Carole De Saram (born February 27, 1939) is an American feminist and women's rights activist. She is the former president of the New York chapter of the National Organization for Women (NOW). She was an advocate for women's equality through intersectionality with economics.
Early life and education
De Saram was born on February 27, 1939. She grew up and was educated in New York before moving to the Tribeca area while working on Wall Street.
In 1964, De Saram sent a full-page letter to Procter & Gamble stating disapproval of an advertisement for Tide and that she would try another brand. In response, she received a full-page letter reply and the company pulled the ad.

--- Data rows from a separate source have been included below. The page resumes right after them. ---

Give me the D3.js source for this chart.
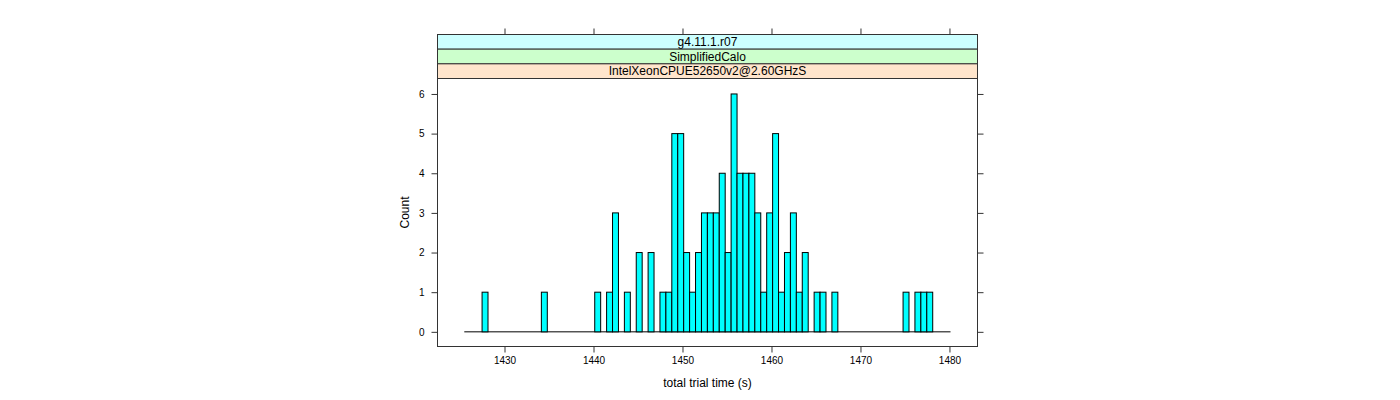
<!DOCTYPE html>
<html><head><meta charset="utf-8">
<script src="https://cdn.jsdelivr.net/npm/d3@7"></script>
<style>body{margin:0;background:#fff}</style>
</head><body><svg id="c" width="1400" height="400"></svg>
<script>
// ---- data ----
const binStart = 1425.48;      // first break (s)
const binWidth = 0.6663;       // break width (s)
const counts = [
  0,0,0,1,0,0,0,0,0,0,
  0,0,0,1,0,0,0,0,0,0,
  0,0,1,0,1,3,0,1,0,2,
  0,2,0,1,1,5,5,2,1,2,
  3,3,3,4,2,6,4,4,4,3,
  1,3,5,1,2,3,1,2,0,1,
  1,0,1,0,0,0,0,0,0,0,
  0,0,0,0,1,0,1,1,1,0,
  0,0
];
const xTicks = [1430,1440,1450,1460,1470,1480];
const yTicks = [0,1,2,3,4,5,6];
const stripLabels = ["g4.11.1.r07","SimplifiedCalo","IntelXeonCPUE52650v2@2.60GHzS"];
const stripColors = ["#ccffff","#ccffcc","#ffe5cc"];
const xLabel = "total trial time (s)";
const yLabel = "Count";

// ---- layout ----
const L = 437.5, R = 977.5, stripTop = 34.5, stripH = 14.667, panelTop = stripTop + 3*stripH, B = 346.5;
const font = "'Liberation Sans', Arial, Helvetica, sans-serif";
const axisCol = "#333";

const svg = d3.select("#c");
const x = d3.scaleLinear().domain([1422.47, 1483.15]).range([L, R]);
const y = d3.scaleLinear().domain([-0.37, 6.39]).range([B, panelTop]);

const bins = counts.map((c, i) => ({x0: binStart + i*binWidth, x1: binStart + (i+1)*binWidth, c}));

// baseline (zero-height bins)
svg.append("line")
  .attr("x1", x(bins[0].x0)).attr("x2", x(bins[bins.length-1].x1))
  .attr("y1", y(0)).attr("y2", y(0))
  .attr("stroke", "#000").attr("stroke-width", 1);

svg.append("g").selectAll("rect").data(bins.filter(d => d.c > 0)).join("rect")
  .attr("x", d => x(d.x0)).attr("width", d => x(d.x1) - x(d.x0))
  .attr("y", d => y(d.c)).attr("height", d => y(0) - y(d.c))
  .attr("fill", "#00ffff").attr("stroke", "#000").attr("stroke-width", 1);

// strips
stripLabels.forEach((t, i) => {
  const yy = stripTop + i*stripH;
  svg.append("rect").attr("x", L).attr("y", yy).attr("width", R-L).attr("height", stripH)
    .attr("fill", stripColors[i]).attr("stroke", axisCol).attr("stroke-width", 1);
  svg.append("text").attr("x", (L+R)/2).attr("y", yy + stripH/2 + 4.3)
    .attr("text-anchor", "middle").attr("font-family", font).attr("font-size", 12)
    .attr("fill", "#000").text(t);
});

// panel border
svg.append("rect").attr("x", L).attr("y", stripTop).attr("width", R-L).attr("height", B-stripTop)
  .attr("fill", "none").attr("stroke", axisCol).attr("stroke-width", 1);

// axes
const gB = svg.append("g").attr("transform", `translate(0,${B})`)
  .call(d3.axisBottom(x).tickValues(xTicks).tickSize(6).tickPadding(4).tickFormat(d3.format("d")));
const gT = svg.append("g").attr("transform", `translate(0,${stripTop})`)
  .call(d3.axisTop(x).tickValues(xTicks).tickSize(6).tickFormat(""));
const gL = svg.append("g").attr("transform", `translate(${L},0)`)
  .call(d3.axisLeft(y).tickValues(yTicks).tickSize(6).tickPadding(7).tickFormat(d3.format("d")));
const gR = svg.append("g").attr("transform", `translate(${R},0)`)
  .call(d3.axisRight(y).tickValues(yTicks).tickSize(6).tickFormat(""));
[gB, gT, gL, gR].forEach(g => {
  g.select(".domain").remove();
  g.selectAll(".tick line").attr("stroke", axisCol);
  g.selectAll("text").attr("font-family", font).attr("font-size", 10).attr("fill", "#000");
});

svg.append("text").attr("x", (L+R)/2).attr("y", 387).attr("text-anchor", "middle")
  .attr("font-family", font).attr("font-size", 12).text(xLabel);
svg.append("text").attr("transform", `translate(409,${(panelTop+B)/2}) rotate(-90)`)
  .attr("text-anchor", "middle").attr("font-family", font).attr("font-size", 12).text(yLabel);
</script>
</body></html>
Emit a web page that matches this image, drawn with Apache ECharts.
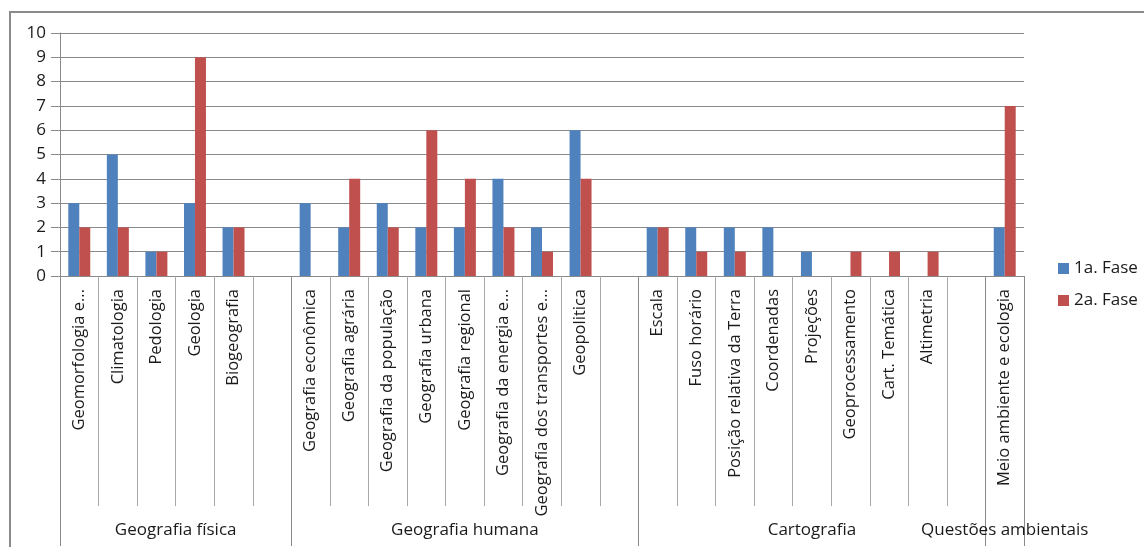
<!DOCTYPE html>
<html>
<head>
<meta charset="utf-8">
<script src="https://cdn.jsdelivr.net/npm/echarts@6/dist/echarts.min.js"></script>
<style>
  html, body { margin: 0; padding: 0; background: #fff; }
  #chart { width: 1144px; height: 547px; }
</style>
</head>
<body>
<div id="chart"></div>
<script>
// Topics (empty strings are spacer slots between thematic groups)
const categories = [
  'Geomorfologia e...', 'Climatologia', 'Pedologia', 'Geologia', 'Biogeografia', '',
  'Geografia econômica', 'Geografia agrária', 'Geografia da população', 'Geografia urbana',
  'Geografia regional', 'Geografia da energia e...', 'Geografia dos transportes e...', 'Geopolitica', '',
  'Escala', 'Fuso horário', 'Posição relativa da Terra', 'Coordenadas', 'Projeções',
  'Geoprocessamento', 'Cart. Temática', 'Altimetria', '',
  'Meio ambiente e ecologia'
];

const fase1 = [3, 5, 1, 3, 2, null, 3, 2, 3, 2, 2, 4, 2, 6, null, 2, 2, 2, 2, 1, 0, 0, 0, null, 2];
const fase2 = [2, 2, 1, 9, 2, null, 0, 4, 2, 6, 4, 2, 1, 4, null, 2, 1, 1, 0, 0, 1, 1, 1, null, 7];

const seriesNames = ['1a. Fase', '2a. Fase'];

// Thematic groups: name and [start, end) slot range on the category axis
const groupNames = ['Geografia física', 'Geografia humana', 'Cartografia', 'Questões ambientais'];
const groupStarts = [0, 6, 15, 24];
const groupEnds = [6, 15, 24, 25];

const yTicks = [0, 1, 2, 3, 4, 5, 6, 7, 8, 9, 10];

const FONT = '"Open Sans", "Noto Sans", sans-serif';
const TXT = '#1a1a1a';

const groupBounds = Array.from(new Set(groupStarts.concat(groupEnds)));
const groupCenters = groupStarts.map((s, i) => (s + groupEnds[i]) / 2);

const chart = echarts.init(document.getElementById('chart'), null, { renderer: 'canvas' });

chart.setOption({
  animation: false,
  backgroundColor: '#fff',
  textStyle: { fontFamily: FONT },
  graphic: [{
    type: 'rect',
    shape: { x: 10, y: 12, width: 1150, height: 560 },
    style: { fill: 'none', stroke: '#8a8a8a', lineWidth: 2 },
    silent: true,
    z: -1
  }],
  grid: { left: 60, right: 120, top: 33, bottom: 271, containLabel: false },
  legend: {
    orient: 'vertical',
    left: 1053,
    top: 255,
    itemWidth: 11,
    itemHeight: 11,
    itemGap: 15,
    icon: 'rect',
    textStyle: { fontFamily: FONT, fontSize: 17, color: TXT },
    data: seriesNames
  },
  xAxis: [{
    type: 'category',
    data: categories,
    boundaryGap: true,
    axisLine: { show: true, lineStyle: { color: '#8a8a8a', width: 1 } },
    axisTick: { show: true, interval: 0, length: 230, lineStyle: { color: '#a8a8a8', width: 1 } },
    axisLabel: {
      interval: 0,
      rotate: 90,
      margin: 13,
      fontFamily: FONT,
      fontSize: 16.5,
      color: TXT
    },
    splitLine: { show: false }
  }, {
    // Group level of the category axis: same span, measured in slots
    type: 'value',
    position: 'bottom',
    min: 0,
    max: categories.length,
    axisLine: { show: false },
    axisTick: {
      show: true,
      customValues: groupBounds,
      length: 270,
      lineStyle: { color: '#8a8a8a', width: 1 }
    },
    axisLabel: {
      show: true,
      customValues: groupCenters,
      margin: 246,
      fontFamily: FONT,
      fontSize: 17,
      color: TXT,
      formatter: function (v) {
        const i = groupCenters.indexOf(v);
        return i >= 0 ? groupNames[i] : '';
      }
    },
    splitLine: { show: false }
  }],
  yAxis: {
    type: 'value',
    min: yTicks[0],
    max: yTicks[yTicks.length - 1],
    interval: 1,
    axisLine: { show: true, lineStyle: { color: '#8a8a8a' } },
    axisTick: { show: true, length: 9, lineStyle: { color: '#8a8a8a' } },
    axisLabel: { margin: 14, fontFamily: FONT, fontSize: 17, color: TXT },
    splitLine: { show: true, lineStyle: { color: '#8a8a8a', width: 1 } }
  },
  series: [{
    name: seriesNames[0],
    type: 'bar',
    data: fase1,
    xAxisIndex: 0,
    barGap: '0%',
    barCategoryGap: '43%',
    itemStyle: { color: '#4F81BD' }
  }, {
    name: seriesNames[1],
    type: 'bar',
    data: fase2,
    xAxisIndex: 0,
    barGap: '0%',
    barCategoryGap: '43%',
    itemStyle: { color: '#C0504D' }
  }]
});
</script>
</body>
</html>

After earning her Bachelor of Arts in Political Science and Economics from Columbia University, she earned a job at Chemical Bank as a computer analyst. De Saram was also appointed by Chemical Bank to Assistant Vice President.
While working on Wall Street, a coworker informed De Saram of a National Organization for Women (NOW) meeting in New York. The meeting took place in the basement of a church as no other place would rent to the women. As a result, she participated in a march down Fifth Avenue in 1970 for women's rights. As she got more involved, De Saram focused on ending credit discrimination against females on the basis of their marital status. As part of her campaign, she led a protest that shut down the American Stock Exchange to fight against unequal pay for women. She also caused the closure of a Citibank branch by encouraging women to close accounts with them. Upon seeing this, the bank president shut the doors and made all women line up in order to close accounts. De Saram and female protestors held banners outside the bank which was caught on film and used in a movie. As a result of NOW's pressure, Citibank changed their terminology around women and actively campaigned directly to women.
In 1974, De Saram was elected president of the New York chapter of NOW and called a hearing for the New York State Human Rights Commission regarding the practice of firing pregnant women and denying them benefits.
De Saram eventually left the bank in 1981 to serve in Mayor Ed Koch's administration as New York City's Commissioner of the Treasury.
In 2009, De Saram resigned as chairperson of Community Board 1's Tribeca Committee but remained on the board.